This is especially true for leaders, because reputation is essential to getting things done. Since leaders accomplish very little by themselves, they need to bring others together for common purpose. How others perceive the leader is important to encouraging followership.

Followership, which is based upon trust, is a reciprocal act. As historian and leadership author James McGregor Burns teaches, people follow the leader because they share similar values. A leader’s reputation therefore is essential to creating trust, and in turn getting people to work together to achieve mutually beneficial aims.

How a leader nurtures his or her reputation is important to creating followership. Reputation is the sum of what a leader accomplishes and how he or she does it. That means if the leader builds a business but treats employees poorly, he will be regarded as an adept businessperson but a lousy individual to work for. Conversely if the manager is approachable and personable but can never seem to get things done, then he will be viewed as a nice person but an inept boss.

Another word that those of us in the leadership development community use for reputation is brand. While some may wince at this term, it does resonate. Savvy executives know that brand is more than a product or service; it is the sum of how and why you connect with consumers and what they think of you.

The same applies to leaders. So when building a reputation or brand, it really is a practice of considering how your actions affect others. Leaders are judged by their accomplishments, but those achievements only occur when others believe in the leader. As with followership, a successful leader’s brand relies upon reciprocity.
How that brand is nurtured is important, and here are some suggestions.

Communicate by example. What a leader says is important, but what a leader does is even more important. People are more likely to follow a leader who follows through on what he promises and lives with the consequences. Failure to meet a deadline isn’t necessarily a failure of leadership. Failure to set the right example is.

Stand by your convictions. The true mark of a leader is what she does when things are going poorly. Acting in the name of expediency is the ruin of many a promising executive. A decision is a leadership choice and good leaders are ones that stand up for what they believe and act on those convictions. They may not always win, but you know where they stand and what they stand for.

Radiate hope and confidence. Leaders need to give people a reason to believe in themselves. Leaders are those who can look over the horizon and see the possibilities of what lies ahead. Good leaders are those who can bring others along to see it too. Imbuing the future with a sense of hope and then demonstrating confidence to make good things happen is fundamental to leadership. This does not mean the future will unfold as planned, or that there will not be hardships along the way. But it does mean that leaders see the bigger picture and work to make things better.

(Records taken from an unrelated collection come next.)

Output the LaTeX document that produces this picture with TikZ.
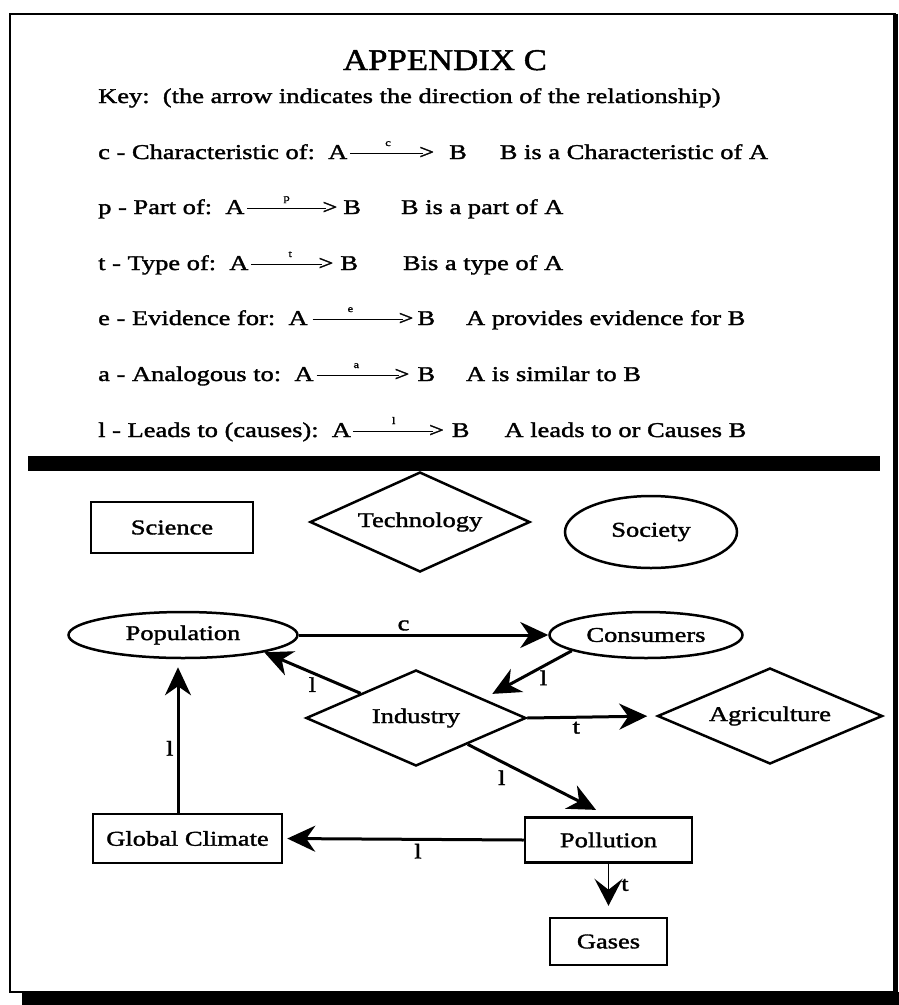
\documentclass[tikz,border=0pt]{standalone}
\usepackage{fontspec}
\setmainfont[FakeStretch=1.26,FakeBold=1.6]{Liberation Serif}
\newfontfamily\titlefont[FakeStretch=1.16,FakeBold=1.6]{Liberation Serif}
\usetikzlibrary{shapes.geometric,arrows.meta}
% key arrow: letter, line length, label offset, gap after
\newcommand\karr[4]{%
  \makebox[0pt][l]{\hspace*{#3}\raisebox{13pt}{\fontsize{10}{10}\selectfont #1}}%
  \rule[5pt]{#2}{1.1pt}\kern-4pt>\hspace*{#4}}
\begin{document}
\begin{tikzpicture}[x=1pt,y=-1pt,
  txt/.style={font=\fontsize{21}{24}\selectfont, inner sep=0pt},
  keyrow/.style={txt, anchor=base west},
  rbox/.style={txt, draw, line width=2.5pt, rectangle},
  dia/.style={txt, draw, line width=2.5pt, diamond, aspect=2.3},
  ell/.style={txt, draw, line width=2.5pt, ellipse},
  conn/.style={line width=3pt, -{Stealth[length=28pt,width=26pt,inset=9pt]}},
  thinconn/.style={line width=1.6pt, -{Stealth[length=27pt,width=28pt,inset=11pt]}},
  lbl/.style={font=\fontsize{21}{24}\selectfont, inner sep=3pt}]
\useasboundingbox (0,0) rectangle (899,1005);
% frame
\draw[line width=2.4pt] (10,14) rectangle (895,992);
\fill (22,992) rectangle (899,1005);
\fill (893,14) rectangle (898,1005);
% title and key
\node[font=\titlefont\fontsize{30}{30}\selectfont, anchor=base, inner sep=0pt] (title) at (445,70) {APPENDIX C};
\node[keyrow] (kkey) at (98,103) {Key:\ \ (the arrow indicates the direction of the relationship)};
\node[keyrow] (kc) at (98,159) {c - Characteristic of:\ \ A\hspace*{3pt}\karr{c}{73pt}{35pt}{15pt}B\hspace*{33pt}B is a Characteristic of A};
\node[keyrow] (kp) at (98,214) {p - Part of:\ \ A\hspace*{3pt}\karr{p}{79pt}{36pt}{6pt}B\hspace*{40pt}B is a part of A};
\node[keyrow] (kt) at (98,270) {t - Type of:\ \ A\hspace*{3pt}\karr{t}{71pt}{37pt}{7pt}B\hspace*{45pt}Bis a type of A};
\node[keyrow] (ke) at (98,325) {e - Evidence for:\ \ A\hspace*{5pt}\karr{e}{90pt}{35pt}{4pt}B\hspace*{31pt}A provides evidence for B};
\node[keyrow] (ka) at (98,381) {a - Analogous to:\ \ A\hspace*{3pt}\karr{a}{82pt}{37pt}{8pt}B\hspace*{31pt}A is similar to B};
\node[keyrow] (kl) at (98,437) {l - Leads to (causes):\ \ A\hspace*{2pt}\karr{l}{80pt}{39pt}{8pt}B\hspace*{35pt}A leads to or Causes B};
% separator
\fill (28,456) rectangle (880,471);
% diagram nodes
\node[rbox, minimum width=162pt, minimum height=51pt] (sci) at (172,527.5) {Science};
\node[dia, minimum width=220pt, minimum height=100pt] (tech) at (420,522) {Technology};
\node[ell, minimum width=172pt, minimum height=72pt] (soc) at (651,532) {Society};
\node[ell, minimum width=229pt, minimum height=46pt] (pop) at (183,635) {Population};
\node[ell, minimum width=193pt, minimum height=46pt] (cons) at (646,635) {Consumers};
\node[dia, minimum width=220pt, minimum height=96pt] (ind) at (416,718) {Industry};
\node[dia, minimum width=225pt, minimum height=96pt] (agr) at (770,716) {Agriculture};
\node[rbox, minimum width=189pt, minimum height=49pt] (gc) at (187.5,838.5) {Global Climate};
\node[rbox, minimum width=167pt, minimum height=45pt] (pol) at (608.5,840) {Pollution};
\node[rbox, minimum width=117pt, minimum height=47pt] (gas) at (608.5,941.5) {Gases};
% connectors
\draw[conn] (pop.east) -- node[lbl, above, pos=0.42] {c} (cons.west);
\draw[conn] (ind.156) -- node[lbl, below, pos=0.5] {l} (pop.-12);
\draw[conn, shorten >=10pt] (cons.192) -- node[lbl, below, pos=0.32] {l} (ind.16);
\draw[conn, shorten >=9pt] (ind.east) -- node[lbl, below, pos=0.38] {t} (agr.west);
\draw[conn, shorten >=14pt] (ind.-27) -- node[lbl, below left, pos=0.3] {l} (pol.north);
\draw[conn, shorten >=8pt] ([xshift=-9.5pt]gc.north) -- node[lbl, left, pos=0.42] {l} ([xshift=-5pt]pop.south);
\draw[conn, shorten >=4pt] (pol.west) -- node[lbl, below, pos=0.44] {l} (gc.east);
\draw[thinconn, shorten >=11pt] (pol.south) -- node[lbl, right, pos=0.4, xshift=9pt] {t} (gas.north);
\end{tikzpicture}
\end{document}
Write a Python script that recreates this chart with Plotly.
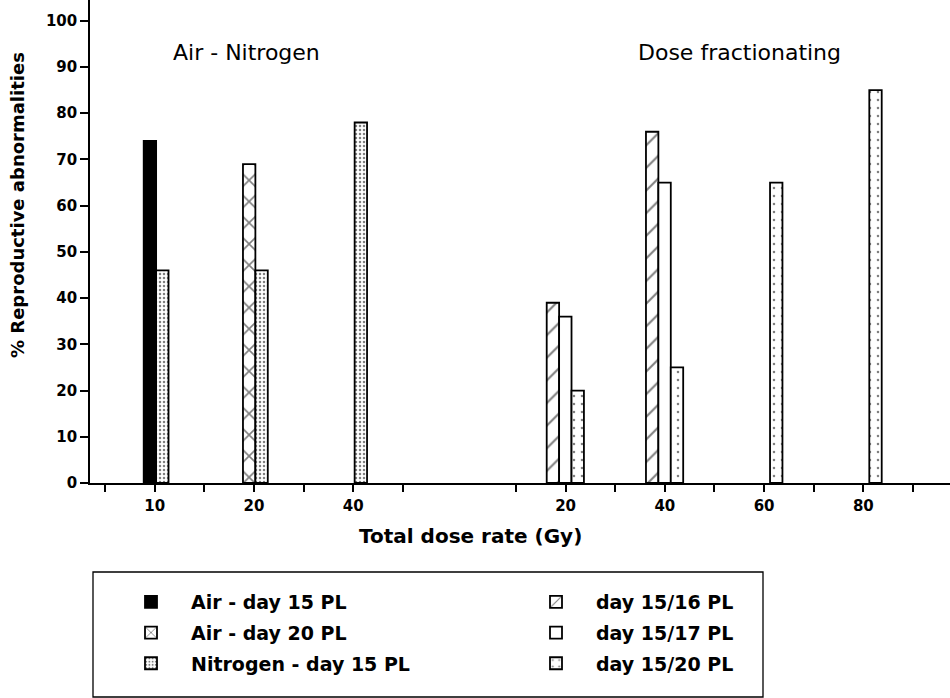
import plotly.graph_objects as go

# Dose groups (Gy)
air_nitrogen_doses = ["10", "20", "40"]
fraction_doses = ["20", "40", "60", "80"]

# % reproductive abnormalities
air_day15 = [74, None, None]
air_day20 = [None, 69, None]
nitrogen_day15 = [46, 46, 78]
day15_16 = [39, 76, None, None]
day15_17 = [36, 65, None, None]
day15_20 = [20, 25, 65, 85]

# ---- layout helpers (axis units: one unit per tick interval) ----
W, H = 950, 698
ML, MR, MT, MB = 90, 0, 0, 215
PW, PH = W - ML - MR, H - MT - MB
UNIT = 49.63
X0 = -15 / UNIT
X1 = X0 + PW / UNIT

slots1 = [1.0, 3.0, 5.0]
slots2 = [9.28, 11.28, 13.28, 15.28]
BW = 0.25

FONT = "DejaVu Sans"
BOLD = dict(family=FONT, color="black", weight="bold")


def px_x(p):
    return (p - ML) / PW


def px_y(p):
    return (MT + PH - p) / PH


fig = go.Figure()


def add_bar(name, xs, ys, offset, legend, pattern=None, color="white"):
    marker = dict(color=color, line=dict(color="black", width=1.8))
    if pattern:
        marker["pattern"] = dict(fgcolor="black", bgcolor="white", **pattern)
    fig.add_trace(go.Bar(
        name=name, x=xs, y=ys, offset=offset, width=BW,
        marker=marker, legend=legend, legendgroup=name,
        hoverinfo="x+y+name",
    ))


add_bar("Air - day 15 PL", slots1, air_day15, -0.22, "legend", color="black")
add_bar("Air - day 20 PL", slots1, air_day20, -0.22, "legend",
        pattern=dict(shape="x", size=15, solidity=0.2))
add_bar("Nitrogen - day 15 PL", slots1, nitrogen_day15, 0.03, "legend",
        pattern=dict(shape=".", size=4, solidity=0.3))
add_bar("day 15/16 PL", slots2, day15_16, -0.38, "legend2",
        pattern=dict(shape="/", size=16, solidity=0.13))
add_bar("day 15/17 PL", slots2, day15_17, -0.13, "legend2")
add_bar("day 15/20 PL", slots2, day15_20, 0.12, "legend2",
        pattern=dict(shape=".", size=8, solidity=0.08))

tickvals = list(range(0, 7)) + [8.28 + i for i in range(9)]
ticktext = []
for v in tickvals:
    if v in slots1:
        ticktext.append(air_nitrogen_doses[slots1.index(v)])
    elif round(v, 2) in slots2:
        ticktext.append(fraction_doses[slots2.index(round(v, 2))])
    else:
        ticktext.append("")

legend_common = dict(
    orientation="v", bgcolor="rgba(0,0,0,0)", borderwidth=0,
    font=dict(size=19, **BOLD), traceorder="grouped", tracegroupgap=3,
    itemwidth=70, itemclick=False, itemdoubleclick=False,
    xanchor="left", yanchor="top",
)

fig.update_layout(
    width=W, height=H,
    margin=dict(l=ML, r=MR, t=MT, b=MB),
    paper_bgcolor="white", plot_bgcolor="white",
    barmode="overlay",
    showlegend=True,
    legend=dict(x=px_x(111), y=px_y(583), **legend_common),
    legend2=dict(x=px_x(516), y=px_y(583), **legend_common),
    xaxis=dict(
        range=[X0, X1], tickmode="array", tickvals=tickvals, ticktext=ticktext,
        ticks="outside", ticklen=7, tickwidth=1.5, tickcolor="black",
        ticklabelstandoff=1,
        tickfont=dict(size=15, **BOLD),
        showline=True, linecolor="black", linewidth=1.6,
        showgrid=False, zeroline=False,
    ),
    yaxis=dict(
        range=[0, 104.5], tickmode="linear", tick0=0, dtick=10,
        ticks="outside", ticklen=8, tickwidth=1.5, tickcolor="black",
        tickfont=dict(size=15, **BOLD),
        showline=True, linecolor="black", linewidth=1.6,
        showgrid=False, zeroline=False,
    ),
    annotations=[
        dict(text="Air - Nitrogen", xref="paper", yref="paper",
             x=px_x(246), y=px_y(52), xanchor="center", yanchor="middle",
             showarrow=False, font=dict(family=FONT, size=22, color="black")),
        dict(text="Dose fractionating", xref="paper", yref="paper",
             x=px_x(739), y=px_y(52), xanchor="center", yanchor="middle",
             showarrow=False, font=dict(family=FONT, size=22, color="black")),
        dict(text="Total dose rate (Gy)", xref="paper", yref="paper",
             x=px_x(470), y=px_y(536), xanchor="center", yanchor="middle",
             showarrow=False, font=dict(size=20, **BOLD)),
        dict(text="% Reproductive abnormalities", xref="paper", yref="paper",
             x=px_x(18), y=px_y(205), xanchor="center", yanchor="middle",
             showarrow=False, textangle=-90, font=dict(size=18, **BOLD)),
    ],
    shapes=[
        dict(type="rect", xref="paper", yref="paper",
             x0=px_x(93), x1=px_x(763), y0=px_y(697), y1=px_y(572),
             line=dict(color="black", width=1.3), fillcolor="rgba(0,0,0,0)",
             layer="below"),
    ],
)

fig.write_html("out.html")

A leader’s brand radiates throughout the organization but it also carries to the outside. When the CEO is respected, it casts a halo of excellence around the organization. The prime example of this is Steve Jobs at Apple; his vision is Apple’s mission. Similarly Colin Powell’s legacy of service to the nation as a soldier and statesman lends credibility to the organizations he has led, namely the Army and the State Department. Such leaders can positively influence public perceptions about the organizations they lead.

When it comes to reputation, how you do sometimes matters more than what you do. A leader’s ability to get things done right will depend upon treating people right. What a leader does is rooted in mission; how a leader does it shapes his legacy.